After the meeting, McGee told reporters she notified Blackwell on Wednesday that she was scheduling the second conference meeting for Thursday, but she was not sure if the senators would attend or not. 

“I was hoping we were able to meet again, even if it was briefly,” McGee said. “I didn’t hear anything from the Senate yesterday, so I was hoping we would be able to discuss today.” 

The House and Senate are in negotiations on a final expansion bill because the two chambers earlier in the session passed vastly different proposals. 

The House’s initial plan aimed to expand health care coverage to upwards of 200,000 Mississippians, and accept $1 billion a year in federal money to cover it, as most other states have done.

The Senate, on the other hand, wanted a more restrictive program, to expand Medicaid to cover around 40,000 people, turn down the federal money, and require proof that recipients are working at least 30 hours a week. 

The negotiators met publicly for the first time on Tuesday, but the six lawmakers remained far apart from a final deal. 

The Senate simply asked the House to agree to its initial plan. But the House offered a compromise “hybrid” model that uses public and private insurance options to implement expansion. The Senate negotiators on Tuesday were mostly noncommittal on the hybrid compromise.

House leaders, such as Republican Rep. Sam Creekmore IV of New Albany, have said they are willing to compromise on a final plan with the Senate, but they want an agreement that covers people up to 138% of the federal poverty level to receive the full 90% matching rate from the federal government.

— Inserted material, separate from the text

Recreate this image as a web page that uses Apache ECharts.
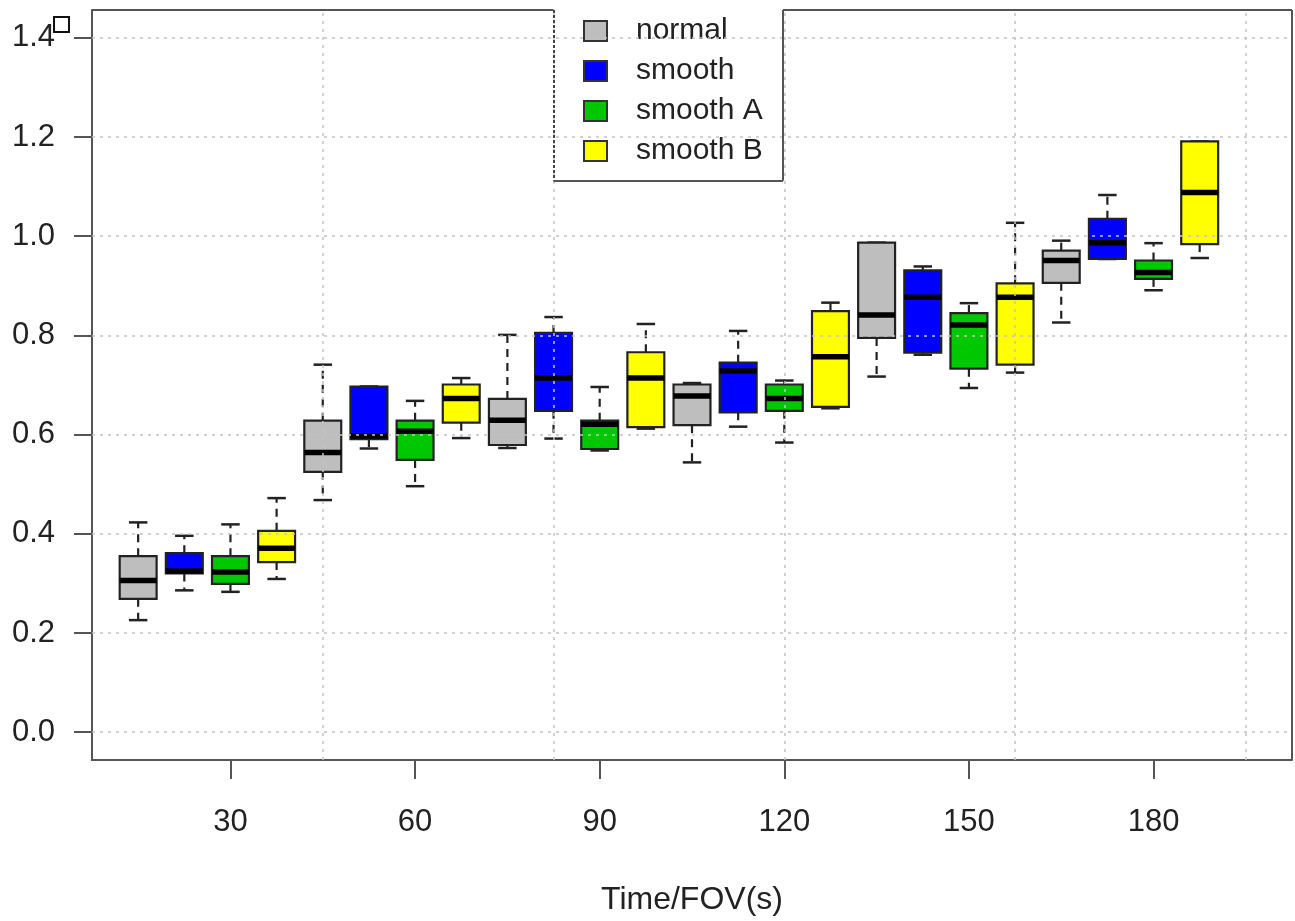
<!DOCTYPE html>
<html>
<head>
<meta charset="utf-8">
<script src="https://cdn.jsdelivr.net/npm/echarts@6/dist/echarts.min.js"></script>
<style>
html,body{margin:0;padding:0;background:#fff;}
#chart{width:1295px;height:921px;}
</style>
</head>
<body>
<div id="chart"></div>
<script>
// ---- data: each row is [min, Q1, median, Q3, max] per time group ----
var groupLabels = ['30', '60', '90', '120', '150', '180'];
var seriesNames = ['normal', 'smooth', 'smooth A', 'smooth B'];
var normal = [
  [0.226, 0.269, 0.306, 0.355, 0.423],
  [0.468, 0.525, 0.564, 0.628, 0.741],
  [0.573, 0.579, 0.629, 0.672, 0.801],
  [0.544, 0.619, 0.678, 0.701, 0.704],
  [0.717, 0.795, 0.841, 0.987, 0.987],
  [0.826, 0.906, 0.951, 0.971, 0.991]
];
var smooth = [
  [0.286, 0.320, 0.325, 0.361, 0.396],
  [0.572, 0.591, 0.597, 0.697, 0.697],
  [0.592, 0.648, 0.714, 0.805, 0.837],
  [0.616, 0.645, 0.728, 0.745, 0.809],
  [0.761, 0.765, 0.877, 0.931, 0.939],
  [0.954, 0.954, 0.987, 1.035, 1.083]
];
var smoothA = [
  [0.283, 0.299, 0.323, 0.355, 0.419],
  [0.496, 0.549, 0.607, 0.628, 0.668],
  [0.568, 0.571, 0.621, 0.628, 0.696],
  [0.584, 0.648, 0.673, 0.701, 0.709],
  [0.694, 0.733, 0.821, 0.845, 0.865],
  [0.891, 0.914, 0.927, 0.951, 0.986]
];
var smoothB = [
  [0.309, 0.343, 0.371, 0.406, 0.472],
  [0.593, 0.624, 0.673, 0.701, 0.714],
  [0.612, 0.615, 0.714, 0.766, 0.823],
  [0.653, 0.656, 0.757, 0.849, 0.866],
  [0.725, 0.741, 0.877, 0.905, 1.027],
  [0.956, 0.984, 1.088, 1.191, 1.191]
];
var yTicks = [0, 0.2, 0.4, 0.6, 0.8, 1.0, 1.2, 1.4];
var xLabelPositions = [3, 7, 11, 15, 19, 23];
var xGridPositions = [5, 10, 15, 20, 25];

var allSeries = [normal, smooth, smoothA, smoothB];
var colors = ['#BEBEBE', '#0000FF', '#00C800', '#FFFF00'];

var X_MIN = 0, X_MAX = 26, Y_MIN = -0.056, Y_MAX = 1.456;
var LEG_L = 10, LEG_R = 14.97, LEG_B = 1.112;

function buildData(arr, k) {
  return arr.map(function (row, g) {
    return [g * 4 + k + 1].concat(row);
  });
}

function renderBox(params, api) {
  var x = api.value(0);
  var vmin = api.value(1), q1 = api.value(2), med = api.value(3), q3 = api.value(4), vmax = api.value(5);
  var bw = api.size([0.8, 0])[0];
  var cw = api.size([0.4, 0])[0];
  var pMin = api.coord([x, vmin]), pQ1 = api.coord([x, q1]), pMed = api.coord([x, med]);
  var pQ3 = api.coord([x, q3]), pMax = api.coord([x, vmax]);
  var cx = pMin[0];
  var dash = {stroke: '#222', lineWidth: 2.2, lineDash: [8, 6]};
  var solid = {stroke: '#222', lineWidth: 2.5};
  return {
    type: 'group',
    children: [
      {type: 'line', shape: {x1: cx, y1: pQ3[1], x2: cx, y2: pMax[1]}, style: dash},
      {type: 'line', shape: {x1: cx, y1: pQ1[1], x2: cx, y2: pMin[1]}, style: dash},
      {type: 'line', shape: {x1: cx - cw / 2, y1: pMax[1], x2: cx + cw / 2, y2: pMax[1]}, style: solid},
      {type: 'line', shape: {x1: cx - cw / 2, y1: pMin[1], x2: cx + cw / 2, y2: pMin[1]}, style: solid},
      {type: 'rect', shape: {x: cx - bw / 2, y: pQ3[1], width: bw, height: pQ1[1] - pQ3[1]},
        style: {fill: api.visual('color'), stroke: '#222', lineWidth: 2.2}},
      {type: 'line', shape: {x1: cx - bw / 2, y1: pMed[1], x2: cx + bw / 2, y2: pMed[1]},
        style: {stroke: '#000', lineWidth: 5.5}}
    ]
  };
}

var gridStyle = {type: [3, 5], color: '#c4c4c4', width: 1.5};
var frameStyle = {type: 'solid', color: '#555', width: 2};
var legendLeftStyle = {type: [3, 2], color: '#444', width: 2};

var markData = [];
yTicks.forEach(function (v) { markData.push({yAxis: v, lineStyle: gridStyle}); });
xGridPositions.forEach(function (v) { markData.push({xAxis: v, lineStyle: gridStyle}); });
markData.push([{coord: [X_MIN, Y_MAX], lineStyle: frameStyle}, {coord: [LEG_L, Y_MAX]}]);
markData.push([{coord: [LEG_R, Y_MAX], lineStyle: frameStyle}, {coord: [X_MAX, Y_MAX]}]);
markData.push([{coord: [X_MAX, Y_MIN], lineStyle: frameStyle}, {coord: [X_MAX, Y_MAX]}]);
markData.push([{coord: [LEG_L, Y_MAX], lineStyle: legendLeftStyle}, {coord: [LEG_L, LEG_B]}]);
markData.push([{coord: [LEG_L, LEG_B], lineStyle: frameStyle}, {coord: [LEG_R, LEG_B]}]);
markData.push([{coord: [LEG_R, LEG_B], lineStyle: frameStyle}, {coord: [LEG_R, Y_MAX]}]);

var series = [{
  type: 'line',
  name: '_grid',
  data: [],
  z: 1,
  silent: true,
  markLine: {
    silent: true,
    symbol: ['none', 'none'],
    label: {show: false},
    animation: false,
    data: markData
  }
}];
allSeries.forEach(function (arr, k) {
  series.push({
    type: 'custom',
    name: seriesNames[k],
    z: 3,
    itemStyle: {color: colors[k]},
    renderItem: renderBox,
    encode: {x: 0, y: [1, 2, 3, 4, 5]},
    data: buildData(arr, k),
    animation: false
  });
});

var fontFamily = '"Liberation Sans", Arial, sans-serif';
var chart = echarts.init(document.getElementById('chart'), null, {renderer: 'canvas'});
chart.setOption({
  backgroundColor: '#fff',
  animation: false,
  textStyle: {fontFamily: fontFamily},
  grid: {left: 92, right: 3, top: 10, bottom: 155, containLabel: false},
  legend: {
    orient: 'vertical',
    left: 583,
    top: 16,
    padding: 0,
    itemWidth: 23,
    itemHeight: 20,
    itemGap: 10,
    textStyle: {fontSize: 30, color: '#222', fontFamily: fontFamily, padding: [0, 0, 0, 24]},
    data: seriesNames.map(function (n) {
      return {name: n, icon: 'rect', itemStyle: {borderColor: '#333', borderWidth: 2}};
    })
  },
  xAxis: {
    type: 'value',
    min: X_MIN,
    max: X_MAX,
    name: 'Time/FOV(s)',
    nameLocation: 'middle',
    nameGap: 124,
    nameTextStyle: {fontSize: 32, color: '#222', fontFamily: fontFamily},
    axisLine: {show: true, onZero: false, lineStyle: {color: '#555', width: 2}},
    axisTick: {show: true, length: 19, customValues: xLabelPositions, lineStyle: {color: '#555', width: 2}},
    axisLabel: {
      show: true, fontSize: 31, color: '#222', margin: 47, customValues: xLabelPositions,
      formatter: function (v) {
        var i = xLabelPositions.indexOf(Math.round(v));
        return i >= 0 ? groupLabels[i] : '';
      }
    },
    splitLine: {show: false}
  },
  yAxis: {
    type: 'value',
    min: Y_MIN,
    max: Y_MAX,
    axisLine: {show: true, onZero: false, lineStyle: {color: '#555', width: 2}},
    axisTick: {show: true, length: 18, customValues: yTicks, lineStyle: {color: '#555', width: 2}},
    axisLabel: {
      show: true, fontSize: 31, color: '#222', margin: 37, customValues: yTicks,
      formatter: function (v) { return v.toFixed(1); }
    },
    splitLine: {show: false}
  },
  graphic: [{
    type: 'rect',
    left: 53,
    top: 16,
    shape: {width: 15, height: 15},
    style: {fill: '#fff', stroke: '#111', lineWidth: 2}
  }],
  series: series
});
</script>
</body>
</html>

“Here we are with a chance to receive 90 cents on the dollar if we give 10 cents, and that’s it,” Creekmore said. “I don’t know of a business who would not take that. Yet we’re going to turn that down? On the House side, we’re not willing to turn that down.” 

Lawmakers face a Monday deadline to file an initial compromise plan on Medicaid expansion, though that deadline could be suspended if two-thirds of the legislators in both chambers agree to suspend the deadline. 

House Speaker Jason White, a Republican from West, told reporters he wished the Senate negotiators would have attended the Thursday meeting, but he’s still optimistic the two chambers can agree on a final deal.